Derivation of the formula for the vertex of a parabola

Already so many answers, but I haven't seen my favorite one posted, so here's another.

The vertex occurs on the vertical line of symmetry, which is not affected by shifting up or down. So subtract $c$ to obtain the parabola $y=ax^2+bx$ having the same axis of symmetry. Factoring $y=x(ax+b)$, we see that the $x$-intercepts of this parabola occur at $x=0$ and $x=-\frac{b}{a}$, and hence the axis of symmetry lies halfway between, at $x=-\frac{b}{2a}$.

By the vertex I assume you mean the minimum/maximum point of the parabola.
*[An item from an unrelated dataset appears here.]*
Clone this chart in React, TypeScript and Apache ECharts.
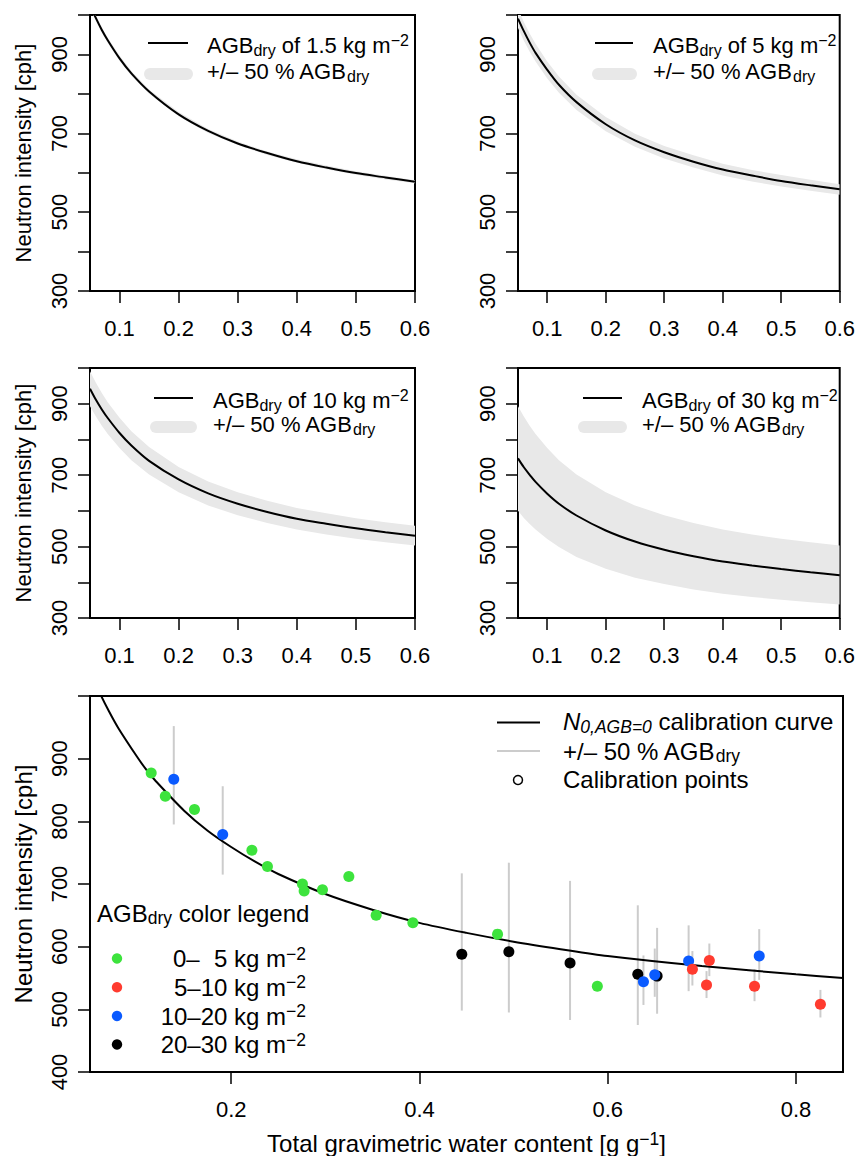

Indeed, this result can be discovered easily through a bit of calculus, but there is also a simple purely algebraic way, which I will present here.
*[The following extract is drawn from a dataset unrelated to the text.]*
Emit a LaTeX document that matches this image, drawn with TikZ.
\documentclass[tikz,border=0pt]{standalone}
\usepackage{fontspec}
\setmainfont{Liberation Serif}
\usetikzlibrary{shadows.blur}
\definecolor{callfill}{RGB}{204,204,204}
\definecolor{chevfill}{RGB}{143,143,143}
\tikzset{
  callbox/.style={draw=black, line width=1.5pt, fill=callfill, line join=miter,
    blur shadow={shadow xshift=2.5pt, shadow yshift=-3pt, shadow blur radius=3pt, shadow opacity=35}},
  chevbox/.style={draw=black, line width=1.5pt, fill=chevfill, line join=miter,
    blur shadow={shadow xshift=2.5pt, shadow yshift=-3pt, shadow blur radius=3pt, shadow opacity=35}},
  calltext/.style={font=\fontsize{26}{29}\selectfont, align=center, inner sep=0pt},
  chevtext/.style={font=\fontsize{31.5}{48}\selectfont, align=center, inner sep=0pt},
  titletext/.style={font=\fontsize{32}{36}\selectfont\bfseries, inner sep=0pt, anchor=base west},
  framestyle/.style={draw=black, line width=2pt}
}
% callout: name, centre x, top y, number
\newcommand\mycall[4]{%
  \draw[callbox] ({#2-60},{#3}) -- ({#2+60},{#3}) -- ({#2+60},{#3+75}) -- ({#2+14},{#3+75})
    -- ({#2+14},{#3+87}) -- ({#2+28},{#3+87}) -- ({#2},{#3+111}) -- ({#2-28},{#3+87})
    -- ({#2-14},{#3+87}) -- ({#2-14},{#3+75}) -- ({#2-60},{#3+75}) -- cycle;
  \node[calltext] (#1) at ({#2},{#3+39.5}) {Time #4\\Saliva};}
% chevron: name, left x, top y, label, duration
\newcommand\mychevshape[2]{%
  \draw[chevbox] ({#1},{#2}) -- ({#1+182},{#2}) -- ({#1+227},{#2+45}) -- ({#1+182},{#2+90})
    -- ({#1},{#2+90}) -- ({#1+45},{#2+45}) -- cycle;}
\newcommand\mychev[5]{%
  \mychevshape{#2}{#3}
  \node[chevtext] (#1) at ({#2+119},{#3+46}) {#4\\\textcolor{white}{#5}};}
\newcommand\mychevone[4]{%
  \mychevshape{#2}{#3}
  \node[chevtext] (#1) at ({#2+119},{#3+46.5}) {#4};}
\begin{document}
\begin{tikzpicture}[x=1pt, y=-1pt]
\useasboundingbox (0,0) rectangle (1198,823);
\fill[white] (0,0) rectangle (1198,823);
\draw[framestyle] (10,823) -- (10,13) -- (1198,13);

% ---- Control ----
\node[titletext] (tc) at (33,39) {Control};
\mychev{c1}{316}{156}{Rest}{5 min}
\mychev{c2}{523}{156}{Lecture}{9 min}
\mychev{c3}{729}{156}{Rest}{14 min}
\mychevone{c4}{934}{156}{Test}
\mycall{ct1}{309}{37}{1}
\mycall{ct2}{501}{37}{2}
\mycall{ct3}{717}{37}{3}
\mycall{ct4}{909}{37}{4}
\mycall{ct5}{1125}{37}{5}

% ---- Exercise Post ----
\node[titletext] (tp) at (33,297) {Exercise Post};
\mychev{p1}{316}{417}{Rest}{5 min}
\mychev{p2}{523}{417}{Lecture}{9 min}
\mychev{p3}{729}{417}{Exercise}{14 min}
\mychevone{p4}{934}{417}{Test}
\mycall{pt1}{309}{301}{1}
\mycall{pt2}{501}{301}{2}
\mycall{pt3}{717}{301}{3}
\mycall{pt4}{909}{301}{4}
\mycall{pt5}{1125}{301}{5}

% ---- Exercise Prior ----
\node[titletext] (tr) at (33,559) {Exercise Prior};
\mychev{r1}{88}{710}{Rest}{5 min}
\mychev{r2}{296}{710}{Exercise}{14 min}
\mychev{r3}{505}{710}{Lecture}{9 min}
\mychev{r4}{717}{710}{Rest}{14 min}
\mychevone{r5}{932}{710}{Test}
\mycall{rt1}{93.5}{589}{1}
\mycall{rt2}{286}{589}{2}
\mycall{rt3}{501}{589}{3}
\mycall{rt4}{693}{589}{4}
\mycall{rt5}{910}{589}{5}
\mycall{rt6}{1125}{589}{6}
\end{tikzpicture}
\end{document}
Let's consider a generic quadratic expression:

$y = ax^2 + bx + c$

We now complete the square on this formula.

$y = a[x^2 + bx/a + c/a]$

$y = a[(x + b/2a)^2 - (b/2a)^2 + c/a]$

The expression $- (b/2a)^2 + c/a$ is a constant (it does not depend on x), so we can replace it with k for the matter of discussion.

$y = a[(x + b/2a)^2 + k]$

Now, depending on whether a is positive or negative, the parabola given by y will either have a maximum or minimum. Since a and k are fixed, this must occur when $(x + b/2a)^2$ is zero (we know it cannot be less than zero, and it can extend to infinity).

Hence, we know that for $(x + b/2a)^2$ to be zero, $x = -b/2a$. This in turn implies that the function y is at a minimum or a maximum when this is true. Q.E.D.

Parabolas of the form you described (y = ...) are symmetric over a vertical line through their vertex. Let's call that line x = k. This means that if the graph crosses the x-axis (meaning that $ax^2+bx+c=0$ has real solution(s)), they must be equidistant from x = k, so (k,0) must be the midpoint of the segment with endpoints at the zeros of the quadratic or k is the average of the zeros. From the quadratic formula, the two zeros of the quadratic are $\frac{-b\pm\sqrt{b^2-4ac}}{2a}$, so their sum is $-\frac{b}{a}$ and their average is $k=-\frac{b}{2a}$. So, the x-coordinate of the vertex must be $-\frac{b}{2a}$.

If the parabola does not cross the x-axis (no real solutions), there is another parabola with equation $y=ax^2+bx+c'$ for some $c'$ for which the graph is a vertical translation of the graph of the original quadratic, but crosses the x-axis. Its axis of symmetry is $x=-\frac{b}{2a}$ and because it is a vertical translation of the original, the axis of symmetry of the original is also $x=-\frac{b}{2a}$, so the vertices of both have x-coordinate $-\frac{b}{2a}$.